Before Euro existed, each European country has it’s own currency (French Franc, German Mark, Austrian Schilling, Italian Lira, Spanish Peseta, Portuguese Escudo, Irish Pound, Dutch Guilder, Finnish Markka, etc.). meaning even by crossing the border one has to constantly swap currencies plus inflation. Is that why Euro was created?
Is it because for example, was the German Mark a weak or strong currency? Germany among others adopted Euro in 2002 replacing their own currency. Prior to the adoption of Euro, is it a headache for travelers to swap currencies a lot since each country has it’s own with varying values (volatile whether you’ll end up getting more or losing money).
However there are still EU states that haven’t adopted it today: Poland, Czech Republic, Hungary, Sweden, Romania, not mentioning Denmark (since they opted out) with new states who adopted it recently, that being both Croatia & Bulgaria. It’s weird since despite Bulgaria adopting it, there’s parallel pricing at stores: in Lev and Euro.


Since it wasn’t mentioned before, I’ll write a bit about credit, debt and inflation.
Soooo, you may have heard that in the really olden days, currency was backed by valuable metals. Up to the end of Brendan Woods, you could take a US dollar and go to some exchange place and demand and receive a US dollar’s worth of gold.
That was a problem.
If anyone, even nations, needed a bunch of money very quickly, they couldn’t get it easily, because they would need to either give something of equal value, or take on credit, which people wouldn’t give them, because they were already in a financially bad place.
So that “backing” (with gold) was removed. Currency now solely rests on a general “trust” in the country and the economy. And so when things got tight in the Weimarer republic, they just printed money and that’s how we got the word “hyperinflation” https://en.wikipedia.org/wiki/Hyperinflation_in_the_Weimar_Republic . The situation was solved by resetting the currency. Besides the trouble of the actual printing, it’s a huge mess because everything has to be reevaluated, prices are weird and wonky, making people less interested to trade (and pay people in the country for their goods and services).
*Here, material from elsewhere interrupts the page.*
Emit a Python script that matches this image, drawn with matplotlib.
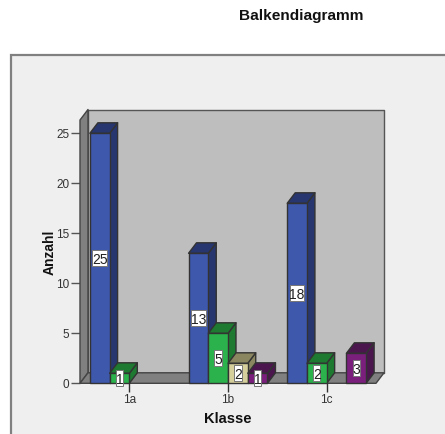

Buuuuuut, if it’s done carefully, a little bit of inflation can actually be good for a domestic economy: Since old debt is just a number, if the value of the currency gets lessened, that old debt is easier to pay back. Improved exchange rates make goods and services from that country cheaper and more competitive and ideally that can promote international trade.
The Euro removes both.
It does that by sort of, kind of coupling economies and using trust in some parts of the European economy to serve as back for the rest that is struggling.
Which means when greece had a debt crisis (in 2010 or so), they couldn’t just debase their currency and call it done, it was a huge international problem.
It’s the reason why countries that are rather on the “let’s take on more debt, lol” side of economic planning, often back plans for “euro bonds” that create shared responsibility between european nations for the debt any nation takes on.
In practice, the biggest reason is probably still that trading and managing international companies become a lot easier if things don’t have to be converted all the time.